<<<<

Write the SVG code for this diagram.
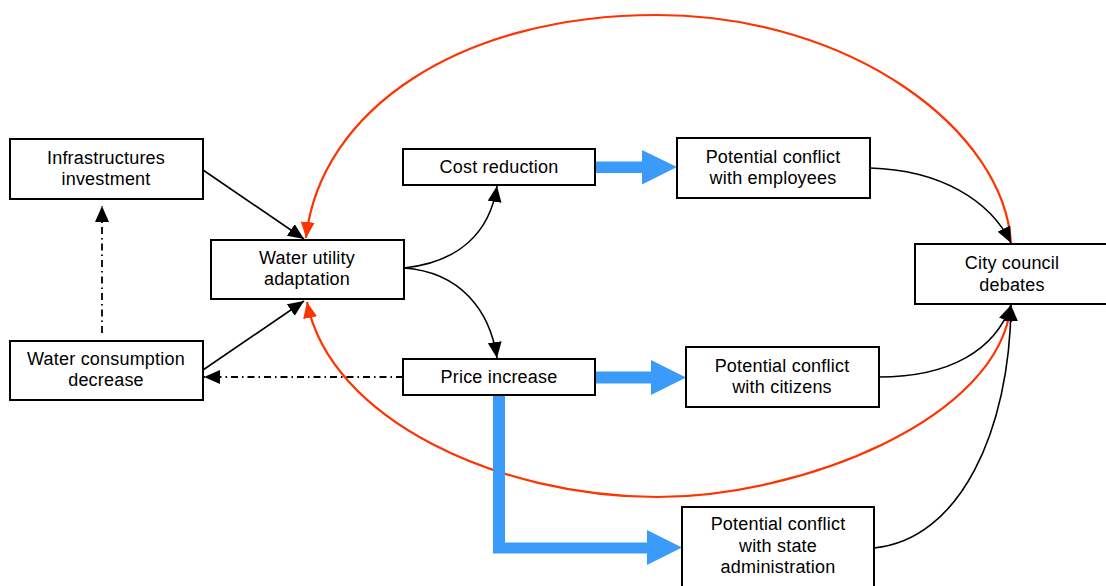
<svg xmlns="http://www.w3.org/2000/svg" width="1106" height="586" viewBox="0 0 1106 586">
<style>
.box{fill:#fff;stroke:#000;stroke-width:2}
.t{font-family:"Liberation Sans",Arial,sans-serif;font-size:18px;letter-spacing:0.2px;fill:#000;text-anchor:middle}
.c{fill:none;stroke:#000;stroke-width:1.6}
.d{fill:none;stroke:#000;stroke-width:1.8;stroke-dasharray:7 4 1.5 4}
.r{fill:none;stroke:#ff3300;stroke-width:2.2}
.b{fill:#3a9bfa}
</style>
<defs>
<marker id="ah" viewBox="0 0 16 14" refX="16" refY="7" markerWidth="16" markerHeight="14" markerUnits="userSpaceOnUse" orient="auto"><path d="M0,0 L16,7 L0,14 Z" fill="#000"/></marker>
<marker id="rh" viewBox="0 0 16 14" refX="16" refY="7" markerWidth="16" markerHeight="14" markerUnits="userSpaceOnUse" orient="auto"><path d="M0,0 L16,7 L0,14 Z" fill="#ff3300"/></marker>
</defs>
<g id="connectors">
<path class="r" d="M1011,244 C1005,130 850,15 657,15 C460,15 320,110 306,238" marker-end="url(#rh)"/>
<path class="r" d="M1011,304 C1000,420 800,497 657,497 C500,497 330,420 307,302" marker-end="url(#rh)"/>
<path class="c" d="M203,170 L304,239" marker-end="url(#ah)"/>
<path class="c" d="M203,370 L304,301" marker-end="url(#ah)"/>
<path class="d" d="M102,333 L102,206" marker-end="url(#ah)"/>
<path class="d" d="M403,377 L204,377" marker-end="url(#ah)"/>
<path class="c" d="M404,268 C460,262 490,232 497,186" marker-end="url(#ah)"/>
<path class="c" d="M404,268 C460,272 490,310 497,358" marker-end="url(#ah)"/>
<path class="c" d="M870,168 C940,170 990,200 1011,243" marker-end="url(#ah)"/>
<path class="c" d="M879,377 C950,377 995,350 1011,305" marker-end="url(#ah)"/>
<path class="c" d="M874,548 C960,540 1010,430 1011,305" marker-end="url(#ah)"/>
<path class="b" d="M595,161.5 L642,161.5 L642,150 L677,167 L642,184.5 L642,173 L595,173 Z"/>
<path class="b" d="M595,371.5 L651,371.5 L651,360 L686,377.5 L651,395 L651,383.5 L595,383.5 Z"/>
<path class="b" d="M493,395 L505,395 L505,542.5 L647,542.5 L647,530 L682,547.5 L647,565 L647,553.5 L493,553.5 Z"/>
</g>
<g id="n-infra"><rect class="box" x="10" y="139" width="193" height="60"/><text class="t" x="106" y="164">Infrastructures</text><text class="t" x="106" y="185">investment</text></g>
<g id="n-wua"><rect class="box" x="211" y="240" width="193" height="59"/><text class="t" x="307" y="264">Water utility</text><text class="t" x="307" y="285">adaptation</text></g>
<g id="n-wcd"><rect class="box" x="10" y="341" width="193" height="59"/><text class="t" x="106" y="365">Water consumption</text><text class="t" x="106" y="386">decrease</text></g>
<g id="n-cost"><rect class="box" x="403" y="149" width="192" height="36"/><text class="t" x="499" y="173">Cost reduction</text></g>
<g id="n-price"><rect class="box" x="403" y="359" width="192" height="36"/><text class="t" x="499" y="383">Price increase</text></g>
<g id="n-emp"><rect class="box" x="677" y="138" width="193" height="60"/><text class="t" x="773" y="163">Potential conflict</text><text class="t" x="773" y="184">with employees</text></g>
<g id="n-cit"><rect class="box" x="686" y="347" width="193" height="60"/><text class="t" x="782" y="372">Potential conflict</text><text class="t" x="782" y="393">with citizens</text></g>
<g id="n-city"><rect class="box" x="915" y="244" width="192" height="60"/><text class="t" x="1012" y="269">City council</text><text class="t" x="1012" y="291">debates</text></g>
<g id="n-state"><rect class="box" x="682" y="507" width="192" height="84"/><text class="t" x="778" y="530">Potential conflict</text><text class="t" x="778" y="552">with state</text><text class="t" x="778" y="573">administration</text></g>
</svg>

>>>>

→ **What the exercise asks**
Skipping the pictures, transcribe each line above exactly as it appears.

→ **Written answer**
Write the SVG code for this diagram.
<svg xmlns="http://www.w3.org/2000/svg" width="1106" height="586" viewBox="0 0 1106 586">
<style>
.box{fill:#fff;stroke:#000;stroke-width:2}
.t{font-family:"Liberation Sans",Arial,sans-serif;font-size:18px;letter-spacing:0.2px;fill:#000;text-anchor:middle}
.c{fill:none;stroke:#000;stroke-width:1.6}
.d{fill:none;stroke:#000;stroke-width:1.8;stroke-dasharray:7 4 1.5 4}
.r{fill:none;stroke:#ff3300;stroke-width:2.2}
.b{fill:#3a9bfa}
</style>
<defs>
<marker id="ah" viewBox="0 0 16 14" refX="16" refY="7" markerWidth="16" markerHeight="14" markerUnits="userSpaceOnUse" orient="auto"><path d="M0,0 L16,7 L0,14 Z" fill="#000"/></marker>
<marker id="rh" viewBox="0 0 16 14" refX="16" refY="7" markerWidth="16" markerHeight="14" markerUnits="userSpaceOnUse" orient="auto"><path d="M0,0 L16,7 L0,14 Z" fill="#ff3300"/></marker>
</defs>
<g id="connectors">
<path class="r" d="M1011,244 C1005,130 850,15 657,15 C460,15 320,110 306,238" marker-end="url(#rh)"/>
<path class="r" d="M1011,304 C1000,420 800,497 657,497 C500,497 330,420 307,302" marker-end="url(#rh)"/>
<path class="c" d="M203,170 L304,239" marker-end="url(#ah)"/>
<path class="c" d="M203,370 L304,301" marker-end="url(#ah)"/>
<path class="d" d="M102,333 L102,206" marker-end="url(#ah)"/>
<path class="d" d="M403,377 L204,377" marker-end="url(#ah)"/>
<path class="c" d="M404,268 C460,262 490,232 497,186" marker-end="url(#ah)"/>
<path class="c" d="M404,268 C460,272 490,310 497,358" marker-end="url(#ah)"/>
<path class="c" d="M870,168 C940,170 990,200 1011,243" marker-end="url(#ah)"/>
<path class="c" d="M879,377 C950,377 995,350 1011,305" marker-end="url(#ah)"/>
<path class="c" d="M874,548 C960,540 1010,430 1011,305" marker-end="url(#ah)"/>
<path class="b" d="M595,161.5 L642,161.5 L642,150 L677,167 L642,184.5 L642,173 L595,173 Z"/>
<path class="b" d="M595,371.5 L651,371.5 L651,360 L686,377.5 L651,395 L651,383.5 L595,383.5 Z"/>
<path class="b" d="M493,395 L505,395 L505,542.5 L647,542.5 L647,530 L682,547.5 L647,565 L647,553.5 L493,553.5 Z"/>
</g>
<g id="n-infra"><rect class="box" x="10" y="139" width="193" height="60"/><text class="t" x="106" y="164">Infrastructures</text><text class="t" x="106" y="185">investment</text></g>
<g id="n-wua"><rect class="box" x="211" y="240" width="193" height="59"/><text class="t" x="307" y="264">Water utility</text><text class="t" x="307" y="285">adaptation</text></g>
<g id="n-wcd"><rect class="box" x="10" y="341" width="193" height="59"/><text class="t" x="106" y="365">Water consumption</text><text class="t" x="106" y="386">decrease</text></g>
<g id="n-cost"><rect class="box" x="403" y="149" width="192" height="36"/><text class="t" x="499" y="173">Cost reduction</text></g>
<g id="n-price"><rect class="box" x="403" y="359" width="192" height="36"/><text class="t" x="499" y="383">Price increase</text></g>
<g id="n-emp"><rect class="box" x="677" y="138" width="193" height="60"/><text class="t" x="773" y="163">Potential conflict</text><text class="t" x="773" y="184">with employees</text></g>
<g id="n-cit"><rect class="box" x="686" y="347" width="193" height="60"/><text class="t" x="782" y="372">Potential conflict</text><text class="t" x="782" y="393">with citizens</text></g>
<g id="n-city"><rect class="box" x="915" y="244" width="192" height="60"/><text class="t" x="1012" y="269">City council</text><text class="t" x="1012" y="291">debates</text></g>
<g id="n-state"><rect class="box" x="682" y="507" width="192" height="84"/><text class="t" x="778" y="530">Potential conflict</text><text class="t" x="778" y="552">with state</text><text class="t" x="778" y="573">administration</text></g>
</svg>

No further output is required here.